Not all Spaniards brought trouble for the Indians. Missionaries, for example, established missions in northern Florida—including along the Suwannee, and one at the mouth of the Suwannee—and oftentimes helped the Indians at these missions. At least two rivers in the area, the Santa Fe and the Aucilla, take their names from nearby Spanish missions.

Pamela Jekel’s fictional work River Without End: A Novel of the Suwannee is about Native Americans who lived along the Suwannee in the nineteenth century and how they interacted and intermarried with runaway slaves. Osceola, the great Seminole leader, played an important part in the novel.

In an excellent documentary, “Seven Ways to Kill the Suwannee,” Stephen Robitaille, a professor of English at Santa Fe Community College in Gainesville, noted that the first way to kill/damage the river is to dam the headwaters. Although such a dam would raise the water level in the Okefenokee Swamp and aid in fire protection, it would change the nature of the river just as it was forming. Fortunately, the Suwannee does not have any dams on it today, though there were some in the past in the Okefenokee. Vigilance is necessary, however, since occasionally people suggest dams to help the fishing.

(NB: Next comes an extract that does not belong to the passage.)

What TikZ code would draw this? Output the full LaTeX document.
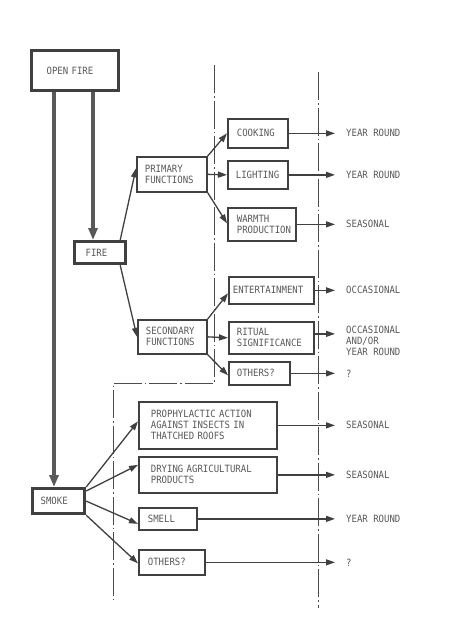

Other ways to “kill” the river include mining the wetlands for phosphate and cutting down the forests on each side; destroying the tradition that surrounds the river; dumping wastes, even legally approved detritus, into the water along its length; building extensively in the floodplain; and siphoning the water and sending it to the parched southerly part of Florida. As we passed from the headwaters of the river and boated its Florida length, we would see ill-fated attempts by newcomers to damage the waterway, if not intentionally, then at least by their shortsighted works.